Merci pour ce retour encourageant et vos conseils. Effectivement, dans cet écrit, je me suis focalisée sur cette course dans le couloir qui est une sensation libératrice pour le personnage. J’aurais dû peut-être faire ressentir plus fortement la complicité entre lui et la psychomotricienne. Elle sait ce qui lui donne des sensations fortes, ce qu’il aime dans cette course, ce qui le fait revivre. C’est aussi un jeu pour la psychomot. Dans mon idée, le slalom est une envie soudaine qu’elle décide de lui faire vivre et qui l’amuse en même temps. Je ne voulais pas forcément le dire mais le transcrire implicitement par le descriptif du vacillement. J’espère être assez claire dans mon explication.
Bien à vous.
Oui, vous êtes très claire, merci pour ces précisions 🙂
Alors peut-être que la fin mériterait d’être un peu précisée malgré tout. Je comprends tout à fait votre envie de rester sur quelque chose d’implicite, en passant par les sensations corporelles plus que par une réelle description factuelle. Dire ce que le personnage ressent plutôt que ce qui se passe réellement. C’est de toute façon le choix narratif du texte.
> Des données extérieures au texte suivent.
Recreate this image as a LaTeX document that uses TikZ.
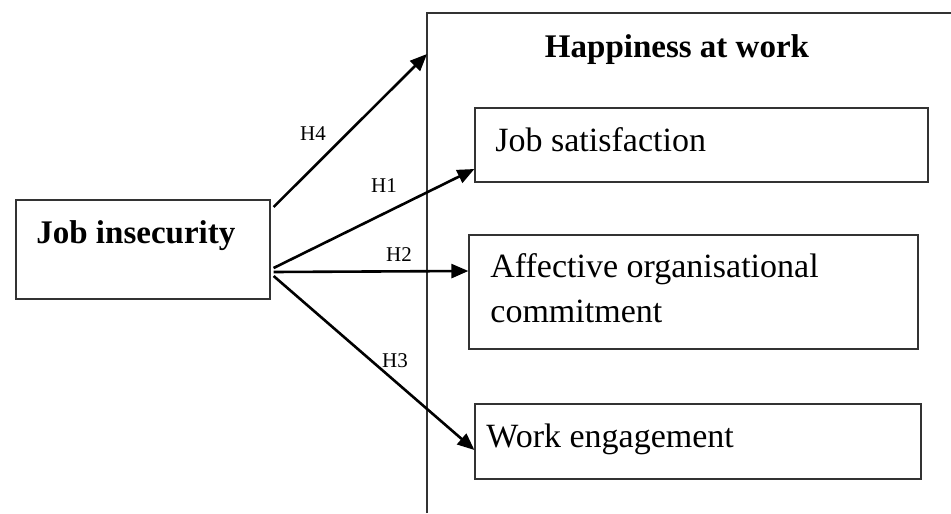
\documentclass[tikz,border=0pt]{standalone}
\usepackage{fontspec}
\setmainfont{Liberation Serif}
\usepackage{tikz}
\usetikzlibrary{positioning,calc,arrows.meta}

\tikzset{
    boxnode/.style={draw=black!80, line width=0.6pt, rectangle, inner sep=0pt},
    hyparrow/.style={line width=1.3pt, -{Triangle[length=8.5pt,width=7pt]}},
    hlabel/.style={font=\fontsize{10.5}{12}\selectfont},
    boxtext/.style={anchor=base west, inner sep=0pt, align=left, font=\fontsize{17}{22.5}\selectfont}
}

\begin{document}
\begin{tikzpicture}[x=0.5pt, y=-0.5pt]
    \useasboundingbox (0,0) rectangle (951,513);

    % outer frame (cut at right and bottom)
    \draw[black!80, line width=0.6pt] (427,513) -- (427,13) -- (951,13);
    \node[font=\fontsize{16.5}{20}\selectfont\bfseries, anchor=base] (hw) at (677,58) {Happiness at work};
    \coordinate (hwin) at (427,54);

    % boxes
    \node[boxnode, minimum width=127pt, minimum height=49.5pt] (ji) at (143,249.5) {};
    \node[boxnode, minimum width=226.5pt, minimum height=37pt] (js) at (701.5,145) {};
    \node[boxnode, minimum width=224.5pt, minimum height=57pt] (ac) at (693.5,292) {};
    \node[boxnode, minimum width=223pt, minimum height=37.5pt] (we) at (698,441.5) {};

    % texts
    \node[boxtext, font=\fontsize{16.5}{20}\selectfont\bfseries] (jit) at (36,243) {Job insecurity};
    \node[boxtext] (jst) at (495,152) {Job satisfaction};
    \node[boxtext] (act) at (490,322) {Affective organisational\\commitment};
    \node[boxtext] (wet) at (486,447) {Work engagement};

    % hypotheses
    \draw[hyparrow] ($(ji.east)+(3,-42.5)$) -- (hwin);
    \draw[hyparrow] ($(ji.east)+(3,18.5)$) -- ($(js.west)+(0,24)$);
    \draw[hyparrow] ($(ji.east)+(3,22.5)$) -- ($(ac.west)+(0,-21)$);
    \draw[hyparrow] ($(ji.east)+(3,26.5)$) -- ($(we.west)+(0,8.5)$);

    \node[hlabel] (h4) at (313,134) {H4};
    \node[hlabel] (h1) at (384,186) {H1};
    \node[hlabel] (h2) at (399,255) {H2};
    \node[hlabel] (h3) at (395,361) {H3};
\end{tikzpicture}
\end{document}
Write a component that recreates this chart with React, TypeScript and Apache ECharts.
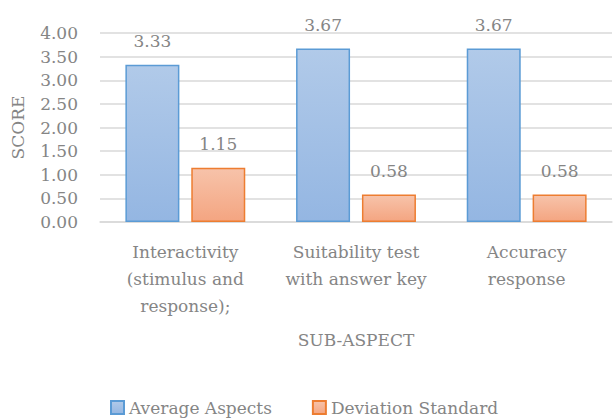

Malgré tout, un ou deux petits détails supplémentaires permettraient que l’on comprenne mieux, et que l’on ne soit pas « sorti » de notre lecture par des questionnements. Peut-être suffit-il qu’en décrivant le slalom et la nausée qui monte, le personnage se demande « mais pourquoi fait-elle ça? D’habitude nous filons en ligne droite! », puis que la psychomot échange avec l’ergo en arrivant sur le mode « on a fait un slalom digne de la coupe du monde de ski! ».